Live Loads (L) are typically occupancy type loads. You are a type of Live Load in the structure you are in right now. American Society of Civil Engineers publishes a book (ASCE 7) with guidance for the amount of live load that should be used for different structures.
Roof Live Loads (Lr) are similar to Live Loads, but are specific to the roof and are typically related to construction or maintenance activities.
Snow Loads (S) are exactly want they sound like, loads cause by snow. Local building codes often dictate the appropriate ground or design snow loads to use. These are typically basic loads. Drift and unbalanced conditions should be accounted for as needed.
Other Loads are less common in beam design but can include Wind (W), Seimic or Earthquake (E), Rain (R), Lateral Earth (H), etc.
Beams can be loaded in many ways, but most loadings that cause flexure can be described as either:
Uniform Loads These loads have units of force per unit length. With WebStructural, the default units for Uniform Loads is kips per foot (1 kip = 1000 lbs.). Uniform loads are often used to simplify repetitive and closely spaced point loads such as floor joists or roof rafters. To calculate the appropriate uniform load to apply to a beam, simply multiply the beams tributary area by the appropriate area load. Area loads and other structural loads are established by the American Society of Civil Engineers ASCE7 document and are given as pounds per square foot (psf).
Linear Loads Linear Loads are very similar to uniform loads, but rather than having a constant magnitude, vary along their length. Linear Loads also have units of force per length. Linear loads can be used to represent triangular snow drifts or beams with joists framing in at a skewed angle, or many other triangular and trapezoidal type loading.
Point Loads Point loads have units of force. The default in WebStructural is Kips (1 kip = 1000 lbs.). Point loads can be as simple as a reaction from another member such as a beam framing into another beam, or a column sitting on a beam.
Moments Moments are loads which cause rotation in the axis of a beam and have units of force times length. The default in WebStructural is kip-feet. Moments are more complex to those less familiar with them, but consider a column welded to the top of a steel beam. If a force is applied to top of the column, it will cause the beam it is attached to bend as well, just like a lever. This bending type reaction is a moment. If the force is in the direction of the beam axis (or span direction), it can be input as a moment in WebStructural. If the force applied is perpendicular to the beam axis, then a torsional moment will be introduced. WebStructural does not currently allow for torsional loads to be input.
Loading Our Beam
For our example, we'll use a dead load D = 0.63 k/ft and a live load L = 1.5 k/ft. We'll make sure to Include Self Weight too. You can edit loads by clicking any load on the drawing, clicking the Edit Loads... button above the drawing or from the main menu Edit → Loads...
What about Load Factors? Depending on which design method you choose, (LRFD or ASD), the loads you enter will be factored for you. Simply enter the service (unfactored) loads.

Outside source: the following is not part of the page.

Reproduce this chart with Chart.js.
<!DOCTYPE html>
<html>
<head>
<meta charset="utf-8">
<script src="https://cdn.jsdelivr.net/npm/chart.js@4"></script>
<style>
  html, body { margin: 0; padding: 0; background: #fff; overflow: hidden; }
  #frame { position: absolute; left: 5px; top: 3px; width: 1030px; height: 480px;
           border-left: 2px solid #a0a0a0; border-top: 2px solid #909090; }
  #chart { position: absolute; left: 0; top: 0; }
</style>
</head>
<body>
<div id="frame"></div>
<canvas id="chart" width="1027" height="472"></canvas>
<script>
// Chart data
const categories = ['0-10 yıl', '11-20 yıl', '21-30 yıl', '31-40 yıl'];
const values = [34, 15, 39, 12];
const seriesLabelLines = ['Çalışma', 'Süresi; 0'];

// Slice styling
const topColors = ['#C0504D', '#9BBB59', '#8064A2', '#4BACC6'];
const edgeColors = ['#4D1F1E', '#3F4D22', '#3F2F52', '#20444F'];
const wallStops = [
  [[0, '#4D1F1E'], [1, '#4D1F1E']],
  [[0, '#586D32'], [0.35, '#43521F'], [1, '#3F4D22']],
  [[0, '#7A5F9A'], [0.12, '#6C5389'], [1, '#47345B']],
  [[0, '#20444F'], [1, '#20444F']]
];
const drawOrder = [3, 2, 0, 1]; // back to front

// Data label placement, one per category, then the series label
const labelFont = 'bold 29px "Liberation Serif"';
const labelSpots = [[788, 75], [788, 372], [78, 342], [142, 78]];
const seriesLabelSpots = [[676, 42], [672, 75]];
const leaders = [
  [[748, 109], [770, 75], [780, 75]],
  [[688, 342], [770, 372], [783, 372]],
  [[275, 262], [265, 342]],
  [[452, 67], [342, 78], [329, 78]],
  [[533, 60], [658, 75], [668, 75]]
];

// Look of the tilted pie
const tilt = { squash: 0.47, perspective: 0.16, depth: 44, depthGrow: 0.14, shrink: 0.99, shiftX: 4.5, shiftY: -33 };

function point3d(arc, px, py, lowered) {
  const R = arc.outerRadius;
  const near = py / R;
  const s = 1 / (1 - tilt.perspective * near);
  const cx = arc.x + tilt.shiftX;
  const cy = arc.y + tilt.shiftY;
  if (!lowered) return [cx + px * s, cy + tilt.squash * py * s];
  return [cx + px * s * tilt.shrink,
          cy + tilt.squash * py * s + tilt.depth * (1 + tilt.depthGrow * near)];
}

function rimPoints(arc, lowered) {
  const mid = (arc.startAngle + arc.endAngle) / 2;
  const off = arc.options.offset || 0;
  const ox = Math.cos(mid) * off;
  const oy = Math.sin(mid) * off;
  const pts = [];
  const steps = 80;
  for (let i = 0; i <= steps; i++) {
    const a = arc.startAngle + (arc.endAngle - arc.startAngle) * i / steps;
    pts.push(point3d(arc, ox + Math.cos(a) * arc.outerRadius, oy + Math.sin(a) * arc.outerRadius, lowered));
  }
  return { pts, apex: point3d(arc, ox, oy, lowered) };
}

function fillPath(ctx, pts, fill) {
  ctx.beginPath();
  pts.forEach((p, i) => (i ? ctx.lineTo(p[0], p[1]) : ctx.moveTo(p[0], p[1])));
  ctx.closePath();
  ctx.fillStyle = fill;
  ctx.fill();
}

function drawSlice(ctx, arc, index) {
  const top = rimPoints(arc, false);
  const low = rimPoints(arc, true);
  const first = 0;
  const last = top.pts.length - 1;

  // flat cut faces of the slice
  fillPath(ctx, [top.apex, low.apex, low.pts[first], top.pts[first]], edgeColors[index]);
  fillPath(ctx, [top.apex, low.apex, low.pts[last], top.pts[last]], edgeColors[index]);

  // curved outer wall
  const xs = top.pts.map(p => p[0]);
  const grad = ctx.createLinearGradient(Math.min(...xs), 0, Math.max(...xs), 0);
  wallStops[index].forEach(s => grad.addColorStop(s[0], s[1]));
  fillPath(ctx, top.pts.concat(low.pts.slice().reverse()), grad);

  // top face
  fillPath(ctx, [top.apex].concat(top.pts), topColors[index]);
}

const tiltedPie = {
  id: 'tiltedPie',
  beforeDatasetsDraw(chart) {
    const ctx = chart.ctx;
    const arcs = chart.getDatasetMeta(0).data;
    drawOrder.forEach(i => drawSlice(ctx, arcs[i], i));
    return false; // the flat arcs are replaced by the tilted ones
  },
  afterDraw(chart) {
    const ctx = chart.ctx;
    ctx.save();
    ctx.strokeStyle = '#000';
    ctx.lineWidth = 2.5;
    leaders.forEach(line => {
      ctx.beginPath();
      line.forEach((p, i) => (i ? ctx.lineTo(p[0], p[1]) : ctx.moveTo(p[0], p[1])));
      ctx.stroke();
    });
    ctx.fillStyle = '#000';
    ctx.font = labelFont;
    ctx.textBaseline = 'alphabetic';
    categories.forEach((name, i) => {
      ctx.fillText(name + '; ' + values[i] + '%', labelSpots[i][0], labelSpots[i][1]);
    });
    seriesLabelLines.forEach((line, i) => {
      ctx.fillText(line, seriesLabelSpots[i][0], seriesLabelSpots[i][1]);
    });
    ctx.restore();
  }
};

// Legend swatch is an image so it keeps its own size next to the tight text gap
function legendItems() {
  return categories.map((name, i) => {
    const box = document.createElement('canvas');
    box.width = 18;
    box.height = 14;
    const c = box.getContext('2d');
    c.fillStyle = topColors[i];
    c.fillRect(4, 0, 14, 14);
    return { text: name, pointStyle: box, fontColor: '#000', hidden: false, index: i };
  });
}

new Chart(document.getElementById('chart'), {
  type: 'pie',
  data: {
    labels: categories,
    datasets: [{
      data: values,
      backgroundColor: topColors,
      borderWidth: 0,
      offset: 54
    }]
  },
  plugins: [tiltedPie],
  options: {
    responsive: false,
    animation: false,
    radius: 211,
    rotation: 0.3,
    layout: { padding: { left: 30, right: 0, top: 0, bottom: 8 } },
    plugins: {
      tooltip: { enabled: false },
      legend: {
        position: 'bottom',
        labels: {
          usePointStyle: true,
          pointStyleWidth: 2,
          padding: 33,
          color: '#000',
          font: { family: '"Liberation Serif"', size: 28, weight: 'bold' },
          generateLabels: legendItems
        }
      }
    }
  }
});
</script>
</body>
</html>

Your model should now look like this
Step 6: Select a Design Method
Design Method (ASD or LRFD)
In the United States it is common to design steel with one of two methods: Load Resistance Factor Design (LRFD) or Allowable Stress Design (ASD). Both methods yield similar results.

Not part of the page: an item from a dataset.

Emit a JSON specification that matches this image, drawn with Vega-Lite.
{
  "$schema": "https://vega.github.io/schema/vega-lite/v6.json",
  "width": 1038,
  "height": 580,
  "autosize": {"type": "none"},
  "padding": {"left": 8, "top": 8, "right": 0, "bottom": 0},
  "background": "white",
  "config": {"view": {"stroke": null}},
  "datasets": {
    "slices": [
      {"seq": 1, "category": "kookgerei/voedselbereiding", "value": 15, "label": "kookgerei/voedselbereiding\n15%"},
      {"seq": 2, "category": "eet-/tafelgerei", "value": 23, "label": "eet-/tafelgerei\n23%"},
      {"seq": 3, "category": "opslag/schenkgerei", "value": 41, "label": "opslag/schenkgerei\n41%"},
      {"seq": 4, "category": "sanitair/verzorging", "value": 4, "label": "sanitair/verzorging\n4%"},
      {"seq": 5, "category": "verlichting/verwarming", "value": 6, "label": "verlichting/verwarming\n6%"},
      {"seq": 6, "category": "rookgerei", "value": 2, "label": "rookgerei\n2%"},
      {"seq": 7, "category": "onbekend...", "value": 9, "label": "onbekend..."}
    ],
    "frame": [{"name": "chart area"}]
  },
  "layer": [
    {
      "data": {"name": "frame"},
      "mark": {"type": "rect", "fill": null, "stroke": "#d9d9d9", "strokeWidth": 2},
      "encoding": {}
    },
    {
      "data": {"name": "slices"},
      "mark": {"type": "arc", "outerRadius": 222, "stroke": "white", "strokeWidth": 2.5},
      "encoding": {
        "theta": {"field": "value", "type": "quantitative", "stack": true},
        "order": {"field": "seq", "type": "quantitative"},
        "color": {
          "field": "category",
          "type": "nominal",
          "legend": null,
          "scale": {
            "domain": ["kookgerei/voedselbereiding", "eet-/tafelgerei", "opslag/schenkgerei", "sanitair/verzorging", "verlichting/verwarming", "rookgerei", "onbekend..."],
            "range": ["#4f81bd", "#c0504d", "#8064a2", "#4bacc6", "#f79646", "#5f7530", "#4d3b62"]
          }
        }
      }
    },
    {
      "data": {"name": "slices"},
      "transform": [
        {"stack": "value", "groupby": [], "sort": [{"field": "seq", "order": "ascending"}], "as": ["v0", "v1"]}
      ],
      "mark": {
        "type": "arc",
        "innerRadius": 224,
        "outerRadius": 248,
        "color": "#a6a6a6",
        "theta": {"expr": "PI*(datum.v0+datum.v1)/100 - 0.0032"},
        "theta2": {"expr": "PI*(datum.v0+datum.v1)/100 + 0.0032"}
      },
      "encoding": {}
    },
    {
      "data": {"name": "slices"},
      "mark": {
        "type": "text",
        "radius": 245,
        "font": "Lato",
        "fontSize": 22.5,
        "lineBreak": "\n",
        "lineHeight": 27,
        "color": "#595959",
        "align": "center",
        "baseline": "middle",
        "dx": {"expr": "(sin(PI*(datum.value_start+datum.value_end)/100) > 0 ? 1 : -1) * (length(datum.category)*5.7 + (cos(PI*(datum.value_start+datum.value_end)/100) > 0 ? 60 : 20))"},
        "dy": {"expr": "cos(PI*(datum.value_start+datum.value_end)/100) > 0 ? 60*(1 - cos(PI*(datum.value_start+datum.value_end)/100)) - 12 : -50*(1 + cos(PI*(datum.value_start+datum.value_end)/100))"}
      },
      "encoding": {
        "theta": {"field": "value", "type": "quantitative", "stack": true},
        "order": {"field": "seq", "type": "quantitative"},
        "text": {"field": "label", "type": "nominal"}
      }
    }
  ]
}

WebStructural will automatically factor your loads and apply them in the appropriate design equations. You can view these equation and exclude ones you don't want to include in analysis if you wish.
Deflection is an important measure of beam performance. Beams that have excessive deflection can be strong enough to carry their design loads, but perform poorly in service. Excessive deflections can lead to user complaints including: bouncy floors, cracked building finishes, instability for mechanical equipment, etc. The International Building Code (IBC) dictates the minimum deflection for various members and load types. Deflections are typically described as a ratio or L (span) over some value to allow for comparison and standardization. For example, the deflection ratio for 0.5" delection over a 12' beam is:
L / 288 = 12ft x 12 in/ft (span) / 0.5 in (deflection)
Now consider a beam that deflects 0.75" and is 18' long. It has an equivalent deflection ratio of L/288. In theory, these beams have the same deflection performance even though the longer span beam has a greater deflection. That is because the deflection is less noticeable over the greater distance. L/100 is often considered to be near the limit of deflection that is detectable to the human eye. L/360 is considered a minimum acceptable deflection due to live loads on floors. Keep in mind though, that is just a minimum. You can configure this setting in WebStructural for your specific use case.
Finishing Touches: Design and Report
Now all that is left to do is analyze our beam and review the results. Once you have input all of your criteria, simply click that big green Calculate button. This is where WebStructural shines. The app will perform a finite element analysis for the beam model. Using the design forces it calculates, it check design capacities for the beam using the American Institute of Steel Construction (AISC 360) standards. If you happened to select an appropriate beam size, you will see a lot of green. That's good, it means the bending, shear, and deflection capacity ratios are less than 1.0. These values are a percentage of the capacity. For example, if your report reads "Bending 0.88," that means the beam configuration you selected is at 88% of its flexural capacity, according to AISC.
If your report is red, your capacity ratios are greater than 1.0 and the beam does not meet the design criteria. This means you need a bigger beam. Simply choose a different shape with a larger moment of inertia and click the Calculate button again.
If you entered everything correctly, your design should look like this
If your design report is green, then congratulations!
The beam is adequately sized.
Now you can scroll down to see more details about the design, like reactions and plots of the moment, shear and defelction for each of the analyzed load cases.